EAST LONGMEADOW — East Longmeadow High School students will have three new courses to choose from in 2023-24. The School Committee approved Principal Frank Paige’s request for two social studies and a science class to be added to the course catalog for the upcoming school year.

Human Geography would become the first Advanced Placement course open to ninth grade students. According to the College Board, which regulates Advanced Placement courses, Human Geography is the study of “how humans have understood, used, and changed the surface of Earth.” The course will count toward the three social studies courses required for graduation. If preferred, ninth grade students will still be able to take World History or Honors World History.

The second new course will require a two-year implementation. Currently, students take U.S. History 1 in 10th grade, U.S. History 2 in 11th grade and a third social studies class at some point in their high school career. Paige explained that the U.S. History classes would be merged into a single full-year course that would be taken when students are sophomores. Paige said making the U.S. History class a year-long course will ensure all material is covered. In junior year, they will then take the Civics and Government class.

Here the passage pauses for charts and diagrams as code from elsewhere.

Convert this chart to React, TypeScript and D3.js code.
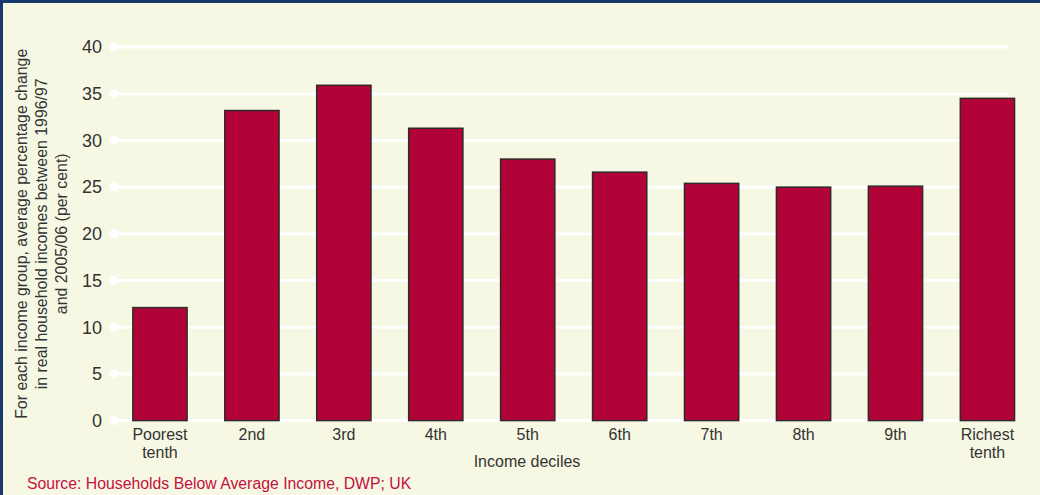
import React from "react";
import * as d3 from "d3";

const categories = ["Poorest tenth", "2nd", "3rd", "4th", "5th", "6th", "7th", "8th", "9th", "Richest tenth"];
const values = [12.1, 33.2, 35.9, 31.3, 28.0, 26.6, 25.4, 25.0, 25.1, 34.5];
const yTicks = [0, 5, 10, 15, 20, 25, 30, 35, 40];
const yTitleLines = [
  "For each income group, average percentage change",
  "in real household incomes between 1996/97",
  "and 2005/06 (per cent)",
];
const xTitle = "Income deciles";
const source = "Source: Households Below Average Income, DWP; UK";

const W = 1040;
const H = 495;
const FONT = "'Liberation Sans', Arial, Helvetica, sans-serif";

export default function App() {
  const x = d3
    .scaleBand<string>()
    .domain(categories)
    .range([114, 1033.4])
    .paddingInner(0.41)
    .paddingOuter(0.205);
  const y = d3.scaleLinear().domain([0, 40]).range([420.6, 47]);
  const gridX0 = 114;
  const gridX1 = 1009;
  const yMid = (y(0) + y(40)) / 2;

  return (
    <svg
      width={W}
      height={H}
      style={{ position: "absolute", left: 0, top: 0 }}
      fontFamily={FONT}
    >
      <rect x={0} y={0} width={W} height={H} fill="#f7f8e4" />
      <rect x={0} y={0} width={W} height={3} fill="#163a6c" />
      <rect x={0} y={0} width={3} height={H} fill="#163a6c" />

      {/* gridlines */}
      {yTicks.map((t) => (
        <g key={t}>
          <line x1={gridX0} x2={gridX1} y1={y(t)} y2={y(t)} stroke="#ffffff" strokeWidth={3} />
          <circle cx={gridX0} cy={y(t)} r={4.5} fill="#ffffff" />
          <text
            x={102}
            y={y(t)}
            dy="0.35em"
            textAnchor="end"
            fontSize={18}
            fill="#333333"
          >
            {t}
          </text>
        </g>
      ))}

      {/* bars */}
      {categories.map((c, i) => (
        <rect
          key={c}
          x={x(c)!}
          y={y(values[i])}
          width={x.bandwidth()}
          height={y(0) - y(values[i])}
          fill="#b10337"
          stroke="#2e2a2a"
          strokeWidth={1.5}
        />
      ))}

      {/* category labels */}
      {categories.map((c) => {
        const parts = c.split(" ");
        const cx = x(c)! + x.bandwidth() / 2;
        return (
          <text key={c} x={cx} textAnchor="middle" fontSize={16} fill="#333333">
            {parts.map((p, j) => (
              <tspan key={j} x={cx} y={439.5 + j * 18}>
                {p}
              </tspan>
            ))}
          </text>
        );
      })}

      {/* x title */}
      <text x={527} y={467} textAnchor="middle" fontSize={16} fill="#333333">
        {xTitle}
      </text>

      {/* y title */}
      <g transform={`translate(0, ${yMid}) rotate(-90)`}>
        {yTitleLines.map((l, i) => (
          <text key={i} x={0} y={27 + i * 20} textAnchor="middle" fontSize={15.9} fill="#333333">
            {l}
          </text>
        ))}
      </g>

      {/* source */}
      <text x={27} y={489} fontSize={15.8} fill="#c4103f">
        {source}
      </text>
    </svg>
  );
}
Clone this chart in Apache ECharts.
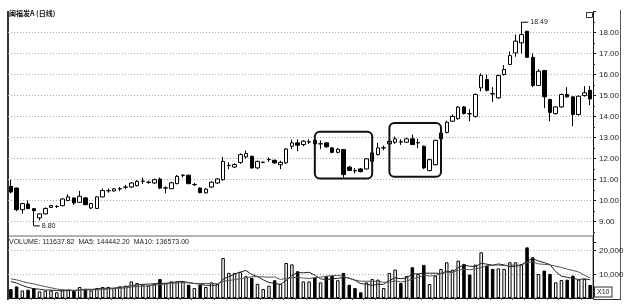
<!DOCTYPE html>
<html>
<head>
<meta charset="utf-8">
<script src="https://cdn.jsdelivr.net/npm/echarts/dist/echarts.min.js"></script>
<style>html,body{margin:0;padding:0;background:#fff}#c{width:630px;height:307px}</style>
</head>
<body>
<div id="c"></div>
<script>
const opens = [10.68,10.60,9.57,9.84,9.62,9.18,9.37,9.68,9.72,9.76,
10.01,10.13,9.92,10.13,9.65,9.63,10.18,10.47,10.46,10.56,
10.64,10.65,10.71,10.92,10.87,10.84,11.03,10.60,10.57,10.81,
11.20,11.21,10.76,10.60,10.37,10.65,10.84,11.00,11.67,11.60,
11.82,12.08,12.11,11.56,11.82,11.95,11.92,11.71,11.80,12.59,
12.75,12.67,12.79,12.87,12.70,12.75,12.51,12.30,12.43,11.60,
11.43,11.51,11.51,11.87,12.19,12.51,12.70,12.78,12.80,12.78,
12.94,12.75,12.59,11.43,11.71,12.94,13.25,13.78,13.90,14.46,
14.14,14.01,15.37,15.76,15.09,14.89,16.00,16.48,17.03,17.51,
18.06,16.82,15.48,16.19,14.81,14.14,14.46,15.05,14.94,14.10,
15.00,15.25];
const closes = [10.41,9.57,9.86,9.62,9.52,9.37,9.63,9.76,9.73,10.08,
10.18,9.89,10.21,9.81,9.86,10.18,10.48,10.48,10.56,10.57,
10.65,10.84,10.92,10.93,10.88,11.00,10.60,10.61,10.85,11.16,
11.21,10.81,10.77,10.38,10.55,10.88,11.03,11.87,11.68,11.72,
12.19,12.24,11.56,11.87,11.83,11.96,11.80,11.82,12.46,12.75,
12.64,12.83,12.80,12.70,12.71,12.56,12.30,12.45,11.24,11.44,
11.42,11.38,11.99,12.27,12.51,12.52,12.83,12.94,12.79,12.94,
12.67,12.76,11.56,11.95,12.87,13.22,13.73,14.01,14.45,14.15,
14.13,15.05,15.95,15.25,15.08,15.95,16.24,16.90,17.59,17.90,
16.82,15.48,16.16,14.94,14.20,14.46,15.05,14.94,14.10,14.97,
15.13,14.84];
const lows = [10.35,9.50,9.38,9.60,8.80,9.06,9.35,9.66,9.65,9.74,
9.98,9.80,9.90,9.78,9.60,9.60,10.15,10.38,10.44,10.45,
10.55,10.60,10.68,10.80,10.80,10.80,10.55,10.35,10.55,10.78,
11.10,10.78,10.70,10.35,10.35,10.60,10.80,10.95,11.50,11.55,
11.75,12.00,11.52,11.50,11.78,11.85,11.75,11.50,11.75,12.46,
12.35,12.60,12.70,12.65,12.45,12.52,12.25,12.25,11.10,11.40,
11.30,11.35,11.48,11.85,12.15,12.40,12.65,12.70,12.65,12.75,
12.64,12.50,11.50,11.40,11.68,12.90,13.20,13.75,13.85,14.10,
13.78,13.95,15.20,15.20,14.70,14.85,15.95,16.45,16.85,17.00,
16.80,15.40,15.45,14.40,13.78,14.10,14.42,14.90,13.54,14.05,
14.95,14.55];
const highs = [11.00,10.62,9.90,10.01,9.65,9.40,9.68,9.80,9.78,10.12,
10.30,10.15,10.47,10.18,9.90,10.20,10.58,10.58,10.60,10.65,
10.75,10.88,10.98,11.10,10.95,11.05,11.10,10.68,10.90,11.22,
11.26,11.24,10.85,10.62,10.60,10.92,11.08,12.08,11.82,11.78,
12.25,12.38,12.14,11.90,11.86,12.05,11.96,11.90,12.50,12.90,
12.92,12.88,12.92,12.90,12.87,12.78,12.55,12.50,12.45,11.65,
11.55,11.55,12.02,12.35,12.75,12.62,12.95,13.05,12.92,13.00,
13.15,12.95,12.62,11.98,12.90,13.30,13.80,14.10,14.50,14.50,
14.35,15.10,16.05,16.00,15.40,16.00,16.45,17.10,17.90,18.49,
18.08,17.00,16.25,16.22,14.85,14.50,15.10,15.40,14.97,15.00,
15.45,15.45];
const volumes = [3800,4900,3200,3500,4200,2800,3100,3200,2400,3500,
3500,3100,4650,3800,3200,4200,4650,4650,4200,4900,
5200,7000,6300,5600,5200,6000,8000,6300,7000,7000,
6800,5600,4200,5600,4650,6600,6000,16900,10600,10600,
10900,9200,8500,6000,3800,5200,7500,6000,14800,14200,
11300,7000,7000,8700,6600,9200,9400,7500,10600,5600,
4200,2400,6600,8000,7750,4200,10600,12000,6300,9300,
13000,10150,14000,5900,9450,12300,15100,12000,15800,14400,
9900,14100,19300,13700,12300,12500,12300,15100,15100,14400,
21400,17200,10150,11600,10150,6600,7600,7750,9450,7750,
8000,5500];
// volumes of the sessions just before the first visible one (estimated, used only for the moving averages)
const prevVolumes = [9000,10000,9500,8500,9000,8000,8500,7500,7000];
const categories = opens.map((_, i) => 'D' + (i + 1));
const priceTicks = {min: 8, max: 19, step: 1};
const volTicks = {min: 0, max: 26200, step: 10000};
const boxes = [[53, 63, 11.06, 13.28], [66, 75, 11.14, 13.69]];
const lowMark = {index: 4, value: 8.80, text: '8.80'};
const highMark = {index: 89, value: 18.49, text: '18.49'};
const titleText = '闽福发A (日线)';
const volText = 'VOLUME: 111637.82  MA5: 144442.20  MA10: 136573.00';

function movingAvg(n) {
  const all = prevVolumes.concat(volumes);
  const off = prevVolumes.length;
  return volumes.map((_, i) => {
    const end = i + off;
    let s = 0, c = 0;
    for (let j = Math.max(0, end - n + 1); j <= end; j++) { s += all[j]; c++; }
    return +(s / c).toFixed(1);
  });
}

const chart = echarts.init(document.getElementById('c'), null, {renderer: 'canvas'});
const option = {
  animation: false,
  backgroundColor: '#fff',
  textStyle: {fontFamily: 'Liberation Sans, Arial, sans-serif'},
  grid: [
    {left: 8, right: 37, top: 11.5, height: 231.2},
    {left: 8, right: 37, top: 236, height: 62, show: true, borderColor: '#666', borderWidth: 1}
  ],
  xAxis: [
    {type: 'category', gridIndex: 0, data: categories, show: false},
    {type: 'category', gridIndex: 1, data: categories,
     axisLine: {lineStyle: {color: '#111'}},
     axisTick: {show: true, length: 2, interval: 1, lineStyle: {color: '#555'}},
     axisLabel: {show: false}, splitLine: {show: false}}
  ],
  yAxis: [
    {type: 'value', gridIndex: 0, position: 'right', min: priceTicks.min, max: priceTicks.max, interval: priceTicks.step,
     axisLine: {show: true, lineStyle: {color: '#111'}},
     axisTick: {show: true, length: 3, lineStyle: {color: '#111'}},
     minorTick: {show: true, splitNumber: 2, length: 2, lineStyle: {color: '#333'}},
     axisLabel: {fontSize: 8, color: '#222', margin: 6, showMinLabel: false, showMaxLabel: false,
                 formatter: v => v.toFixed(2)},
     splitLine: {show: true, showMinLine: false, showMaxLine: false, lineStyle: {color: '#aaa', type: [1, 2]}}},
    {type: 'value', gridIndex: 1, position: 'right', min: volTicks.min, max: volTicks.max, interval: volTicks.step,
     axisLine: {show: true, lineStyle: {color: '#111'}},
     axisTick: {show: true, length: 3, lineStyle: {color: '#111'}},
     axisLabel: {fontSize: 8, color: '#222', margin: 6, showMinLabel: false, showMaxLabel: false},
     splitLine: {show: true, showMinLine: false, showMaxLine: false, lineStyle: {color: '#aaa', type: [1, 2]}}}
  ],
  series: [
    {type: 'candlestick', xAxisIndex: 0, yAxisIndex: 0, barWidth: 4,
     data: opens.map((o, i) => [o, closes[i], lows[i], highs[i]]),
     itemStyle: {color: '#fff', color0: '#000', borderColor: '#000', borderColor0: '#000', borderWidth: 1},
     markPoint: {
       symbol: 'rect', silent: true,
       data: [
         {coord: [categories[lowMark.index], lowMark.value], symbolSize: [6, 1], symbolOffset: [3, 0],
          itemStyle: {color: '#000'},
          label: {show: true, position: 'right', distance: 2, formatter: lowMark.text, fontSize: 7, color: '#222'}},
         {coord: [categories[highMark.index], highMark.value], symbolSize: [7, 1], symbolOffset: [3.5, 0],
          itemStyle: {color: '#000'},
          label: {show: true, position: 'right', distance: 2, formatter: highMark.text, fontSize: 7, color: '#222'}}
       ]
     }},
    {type: 'custom', xAxisIndex: 0, yAxisIndex: 0, data: boxes, clip: false, z: 10, silent: true,
     encode: {x: [0, 1], y: [2, 3]},
     renderItem: (params, api) => {
       const p0 = api.coord([api.value(0), api.value(3)]);
       const p1 = api.coord([api.value(1), api.value(2)]);
       return {type: 'rect', shape: {x: p0[0], y: p0[1], width: p1[0] - p0[0], height: p1[1] - p0[1], r: 5},
               style: {fill: 'none', stroke: '#111', lineWidth: 2}};
     }},
    {type: 'bar', xAxisIndex: 1, yAxisIndex: 1, barWidth: 3.5,
     data: volumes.map((v, i) => ({value: v,
       itemStyle: closes[i] >= opens[i]
         ? {color: '#fff', borderColor: '#000', borderWidth: 1}
         : {color: '#000', borderColor: '#000', borderWidth: 1}}))},
    {type: 'line', xAxisIndex: 1, yAxisIndex: 1, data: movingAvg(5), symbol: 'none', z: 5,
     lineStyle: {color: '#222', width: 1}},
    {type: 'line', xAxisIndex: 1, yAxisIndex: 1, data: movingAvg(10), symbol: 'none', z: 5,
     lineStyle: {color: '#555', width: 1}}
  ],
  graphic: [
    {type: 'line', shape: {x1: 8, y1: 11, x2: 8, y2: 300}, style: {stroke: '#333', lineWidth: 2}},
    {type: 'line', shape: {x1: 620.5, y1: 10, x2: 620.5, y2: 300}, style: {stroke: '#555', lineWidth: 1}},
    {type: 'line', shape: {x1: 593, y1: 299.5, x2: 621, y2: 299.5}, style: {stroke: '#333', lineWidth: 1}},
    {type: 'rect', shape: {x: 586.5, y: 12.5, width: 6, height: 5}, style: {fill: 'none', stroke: '#333', lineWidth: 1}},
    {type: 'text', x: 9, y: 13, style: {text: titleText, font: 'bold 7px "Noto Sans CJK SC"', fill: '#111', verticalAlign: 'middle'}},
    {type: 'text', x: 9, y: 242, style: {text: volText, font: '7px "Liberation Sans"', fill: '#222', verticalAlign: 'middle'}},
    {type: 'text', x: 595, y: 292, style: {text: 'X10', font: '7px "Liberation Sans"', fill: '#222', verticalAlign: 'middle',
      borderColor: '#333', borderWidth: 1, padding: [1, 2], backgroundColor: '#fff'}}
  ]
};
chart.setOption(option);
</script>
</body>
</html>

Paige said this change is partly because students are required to do a “complex” and involved” civic engagement project in which the choose an area of interest that “engages them as citizens.” Topics have included encouraging specific classes to be taught at the high school, the installation of sidewalks and traffic patterns at the rotary. At the end of the project, students act to move their issue forward, such as going before the School Committee or Town Council. Superintendent Gordon Smith said one student gathered information on voting and distributed it at the high school to engage students who may be eligible to vote.

The civic engagement project was a “clunky fit” in U.S. History 1 but can be easily integrated into the Civics and Government course,” Paige said. He also noted that doing the project in junior year, rather than as a sophomore, allows students to engage in the community more easily as they will be more confident, and many will have obtained a driver’s license by then.

The new science class will be Physical Science, a survey course in physics, chemistry and other inanimate sciences. Although it is open to juniors and seniors, it will be predominantly offered to sophomores as an introduction to sciences they may wish to take in later years. The class will count toward the science credits required to graduate.

Contest winner

Assistant Superintendent for Business Pamela Blair told the School Committee that Mountain View School had won ninth place in the country among elementary schools its size in a reading contest from Learning Ally, a literacy program. The school won a $100 American Express gift card, which the librarian will use to buy books for the library.